Daycare is expensive. There is no easy way around that. The point of this guide is not to make the number smaller than it is, but to make sure you walk into the decision with real numbers, real comparisons, and real options, instead of marketing copy.

Frequently asked

Daycare cost questions.

How much does daycare cost per month in the US?
In 2026, full-time center-based daycare in the US runs about $1,100 to $2,400 per month per child. Infant care typically costs 25 to 40 percent more than care for older toddlers, and large metros like New York, San Francisco, and Boston can push monthly costs above $3,000.
Is in-home daycare cheaper than a daycare center?
Yes. In-home daycare, also called family daycare, typically costs 20 to 35 percent less than center-based programs in the same area. The tradeoff is smaller group sizes and fewer formal credentials in some cases. See our full comparison.
Why does infant care cost more?
Most states require staff-to-child ratios of 1:3 or 1:4 for infants, compared to 1:7 to 1:12 for older children. Fewer children per teacher means more staff per classroom, which providers pass through as higher tuition.
Can I get a tax credit for daycare?
Most working families qualify for the federal Child and Dependent Care Credit, worth 20 to 35 percent of up to $3,000 in care expenses for one child or $6,000 for two or more, depending on income.

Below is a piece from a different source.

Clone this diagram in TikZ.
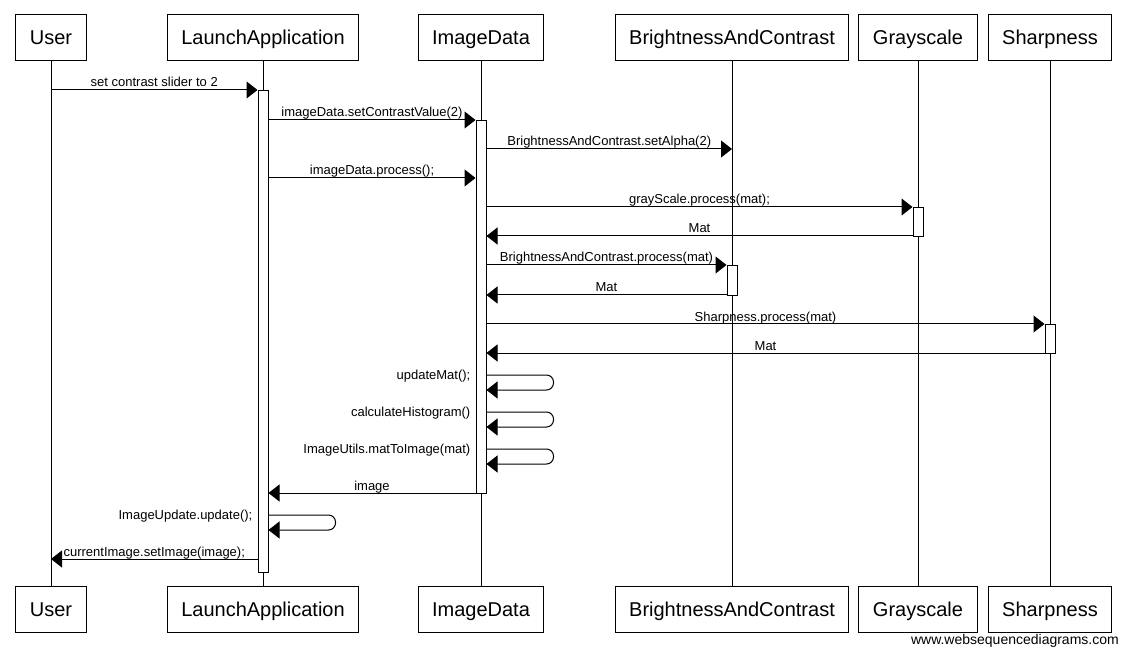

Many states also offer a complementary credit on top of the federal amount. Our calculator runs the math for you.
What is the cheapest type of full-time childcare?
Subsidized programs like Head Start and Early Head Start are free for income-eligible families. Outside of subsidy, in-home family daycare is typically the lowest-cost full-time option, followed by faith-based and nonprofit center-based programs.
How early should I start looking?
In most major metros, infant slots fill 9 to 12 months in advance, and many parents start touring before the second trimester ends. For toddler and preschool spots, three to six months out is typical. See when to start the waitlist.